There is no point in having a written Constitution if the poor are excluded from accessing the rights afforded to them. We see the rich repeatedly buying their way out of trouble, getting away with crimes, whilst the poor suffer the lottery of the UK criminal justice system. Any written document should guarantee legal aid, trial in public – not secret – and the right to a hearing by jury for serious crimes.

The new Constitution should abolish the House of Lords, and replace it with a second elected chamber, based on proportional representation. This would act as a balance against the Commons, where MPs tend to pursue the party line and sometimes not vote with the long term view in mind, or the wider public feeling. The monarch should also be defined as a figurehead, devoid of all powers.

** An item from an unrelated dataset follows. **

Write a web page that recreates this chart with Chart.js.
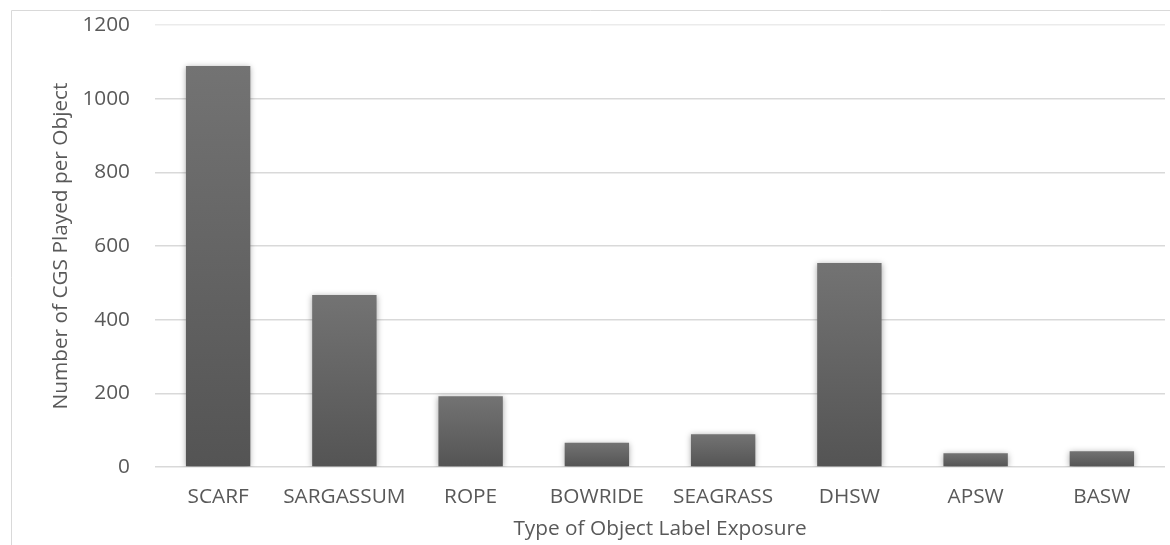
<!DOCTYPE html>
<html>
<head>
<meta charset="utf-8">
<title>Number of CGS Played per Object</title>
<script src="https://cdn.jsdelivr.net/npm/chart.js@4/dist/chart.umd.min.js"></script>
<style>
  html, body { margin: 0; padding: 0; background: #ffffff; }
  #wrap { position: relative; width: 1170px; height: 545px; }
  canvas { display: block; }
</style>
</head>
<body>
<div id="wrap"><canvas id="chart" width="1170" height="545"></canvas></div>
<script>
// Object types and how many CGS were played for each
const categories = ['SCARF', 'SARGASSUM', 'ROPE', 'BOWRIDE', 'SEAGRASS', 'DHSW', 'APSW', 'BASW'];
const cgsPlayed = [1089, 467, 192, 66, 89, 554, 37, 43];
const yTicks = [0, 200, 400, 600, 800, 1000, 1200];

const xTitle = 'Type of Object Label Exposure';
const yTitle = 'Number of CGS Played per Object';

const textColor = '#595959';
const fontFamily = '"Open Sans", "Liberation Sans", sans-serif';
const fontSize = 20.8;

// Thin frame along the top and left of the chart
const framePlugin = {
  id: 'frame',
  beforeDraw(chart) {
    const ctx = chart.ctx;
    ctx.save();
    ctx.strokeStyle = '#d9d9d9';
    ctx.lineWidth = 1;
    ctx.beginPath();
    ctx.moveTo(11.5, chart.height);
    ctx.lineTo(11.5, 10.5);
    ctx.lineTo(chart.width, 10.5);
    ctx.stroke();
    ctx.restore();
  }
};

// Soft drop shadow under the bars
const shadowPlugin = {
  id: 'barShadow',
  beforeDatasetsDraw(chart) {
    const ctx = chart.ctx;
    ctx.save();
    ctx.shadowColor = 'rgba(0,0,0,0.35)';
    ctx.shadowBlur = 6;
    ctx.shadowOffsetX = 0;
    ctx.shadowOffsetY = 1;
  },
  afterDatasetsDraw(chart) {
    chart.ctx.restore();
  }
};

function barGradient(context) {
  const chart = context.chart;
  const yScale = chart.scales.y;
  if (!chart.chartArea || !yScale) return '#5f5f5f';
  const top = yScale.getPixelForValue(context.raw);
  const bottom = yScale.getPixelForValue(0);
  const g = chart.ctx.createLinearGradient(0, top, 0, bottom);
  g.addColorStop(0, '#737373');
  g.addColorStop(1, '#545454');
  return g;
}

new Chart(document.getElementById('chart'), {
  type: 'bar',
  data: {
    labels: categories,
    datasets: [{
      data: cgsPlayed,
      backgroundColor: barGradient,
      borderWidth: 0,
      barPercentage: 1,
      categoryPercentage: 0.51
    }]
  },
  options: {
    responsive: false,
    animation: false,
    devicePixelRatio: 1,
    layout: { padding: { left: 0, top: 25, right: 5, bottom: 0 } },
    plugins: {
      legend: { display: false },
      tooltip: { enabled: false },
      title: { display: false }
    },
    scales: {
      x: {
        grid: { display: false, drawTicks: false },
        border: { display: false },
        ticks: {
          color: textColor,
          font: { family: fontFamily, size: fontSize },
          padding: 18,
          maxRotation: 0,
          autoSkip: false
        },
        title: {
          display: true,
          text: xTitle,
          color: textColor,
          font: { family: fontFamily, size: fontSize },
          padding: { top: 0, bottom: 3 }
        },
        afterFit(scale) { scale.height = 78; }
      },
      y: {
        min: 0,
        max: 1200,
        afterBuildTicks(scale) { scale.ticks = yTicks.map(v => ({ value: v })); },
        grid: {
          drawTicks: false,
          lineWidth: 1.5,
          color: ctx => (ctx.tick && ctx.tick.value === 1200) ? '#ebebeb' : '#d9d9d9'
        },
        border: { display: false },
        ticks: {
          color: textColor,
          font: { family: fontFamily, size: fontSize },
          padding: 25,
          callback: v => String(v)
        },
        title: {
          display: true,
          text: yTitle,
          color: textColor,
          font: { family: fontFamily, size: fontSize },
          padding: { top: 49, bottom: 0 }
        },
        afterFit(scale) {
          scale.width = 155;
          scale.paddingTop = 0;
          scale.paddingBottom = 0;
        }
      }
    }
  },
  plugins: [framePlugin, shadowPlugin]
});
</script>
</body>
</html>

Here is one final detail – it isn’t a perfect solution to the matter of political corruption, but adding a Constitutional clause that any MP, or Upper House member who accepts gifts, jobs, or any sponsorship for themselves, their family or companies they sit upon, shall immediately lose their place in the legislature.

There is much more you could add, but it’s a starting point. The UK truly deserves a written document which sets out the apparatus of the State in clear terms, our rights as equal citizens and guarantees us a chance to a fair trial, the ability to express a view without prosecution, and the right to worship whatever we want; God or Mammon.

If we fail to have a Constitution then one day, we will lose all our rights, and that is the most pressing argument for having something in writing. In the end, it is a much more important document than anything to do with Brexit because it bestows power within the individual, as well as the State.